* **COLLECTED DATA**
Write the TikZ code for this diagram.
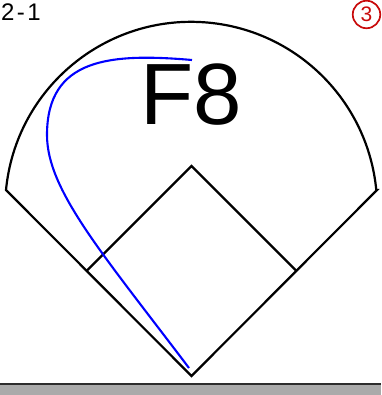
\documentclass[tikz,border=0pt]{standalone}
\usepackage{fontspec}
\setmainfont{Liberation Sans}
\usepackage{tikz}
\usetikzlibrary{positioning}
\definecolor{figred}{RGB}{200,10,10}
\definecolor{figbar}{RGB}{170,170,170}
\definecolor{figbarline}{RGB}{45,45,45}
\tikzstyle{fieldline} = [draw=black, line width=2.2pt, line join=miter]
\tikzstyle{hitline} = [draw=blue, line width=2.1pt]
\tikzstyle{countlabel} = [inner sep=0pt, font=\fontsize{24}{24}\selectfont\addfontfeature{LetterSpace=10}]
\tikzstyle{playlabel} = [inner sep=0pt, font=\fontsize{87}{87}\selectfont]
\tikzstyle{outmark} = [circle, draw=figred, text=figred, line width=1.7pt,
minimum size=27.5pt, inner sep=0pt, font=\fontsize{21}{21}\selectfont]

\begin{document}
\begin{tikzpicture}[x=1pt, y=1pt]
    \useasboundingbox (0,0) rectangle (381,395);
    % bottom bar
    \fill[figbar] (0,0) rectangle (381,10.5);
    \draw[figbarline, line width=2.2pt] (0,11) -- (381,11);

    % field
    \coordinate (home)   at (191.5,19);
    \coordinate (first)  at (296.5,124);
    \coordinate (second) at (191.5,229);
    \coordinate (third)  at (86.5,124);
    \coordinate (lcorner) at (6,205);
    \coordinate (rcorner) at (377,205);

    \draw[fieldline] (rcorner) -- (home) -- (lcorner)
        arc[start angle=174.5, end angle=5.5, radius=186] -- cycle;
    \draw[fieldline] (third) -- (second) -- (first);

    % batted ball
    \coordinate (ballend) at (189,27);
    \draw[hitline] (192,335) .. controls (110,342) and (47,337) .. (47,260)
        .. controls (47,205) and (102,142) .. (ballend);

    % labels
    \node (count) [countlabel, anchor=base west] at (1,374.5) {2-1};
    \node (play)  [playlabel, anchor=base] at (191.5,270) {F8};
    \node (outs)  [outmark] at (366.5,380.5) {3};
\end{tikzpicture}
\end{document}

* **TASK TO CARRY OUT**
Working from the lines above, reproduce the material exactly and exclude its pictures.

* **RESULT**
Write the TikZ code for this diagram.
\documentclass[tikz,border=0pt]{standalone}
\usepackage{fontspec}
\setmainfont{Liberation Sans}
\usepackage{tikz}
\usetikzlibrary{positioning}
\definecolor{figred}{RGB}{200,10,10}
\definecolor{figbar}{RGB}{170,170,170}
\definecolor{figbarline}{RGB}{45,45,45}
\tikzstyle{fieldline} = [draw=black, line width=2.2pt, line join=miter]
\tikzstyle{hitline} = [draw=blue, line width=2.1pt]
\tikzstyle{countlabel} = [inner sep=0pt, font=\fontsize{24}{24}\selectfont\addfontfeature{LetterSpace=10}]
\tikzstyle{playlabel} = [inner sep=0pt, font=\fontsize{87}{87}\selectfont]
\tikzstyle{outmark} = [circle, draw=figred, text=figred, line width=1.7pt,
minimum size=27.5pt, inner sep=0pt, font=\fontsize{21}{21}\selectfont]

\begin{document}
\begin{tikzpicture}[x=1pt, y=1pt]
    \useasboundingbox (0,0) rectangle (381,395);
    % bottom bar
    \fill[figbar] (0,0) rectangle (381,10.5);
    \draw[figbarline, line width=2.2pt] (0,11) -- (381,11);

    % field
    \coordinate (home)   at (191.5,19);
    \coordinate (first)  at (296.5,124);
    \coordinate (second) at (191.5,229);
    \coordinate (third)  at (86.5,124);
    \coordinate (lcorner) at (6,205);
    \coordinate (rcorner) at (377,205);

    \draw[fieldline] (rcorner) -- (home) -- (lcorner)
        arc[start angle=174.5, end angle=5.5, radius=186] -- cycle;
    \draw[fieldline] (third) -- (second) -- (first);

    % batted ball
    \coordinate (ballend) at (189,27);
    \draw[hitline] (192,335) .. controls (110,342) and (47,337) .. (47,260)
        .. controls (47,205) and (102,142) .. (ballend);

    % labels
    \node (count) [countlabel, anchor=base west] at (1,374.5) {2-1};
    \node (play)  [playlabel, anchor=base] at (191.5,270) {F8};
    \node (outs)  [outmark] at (366.5,380.5) {3};
\end{tikzpicture}
\end{document}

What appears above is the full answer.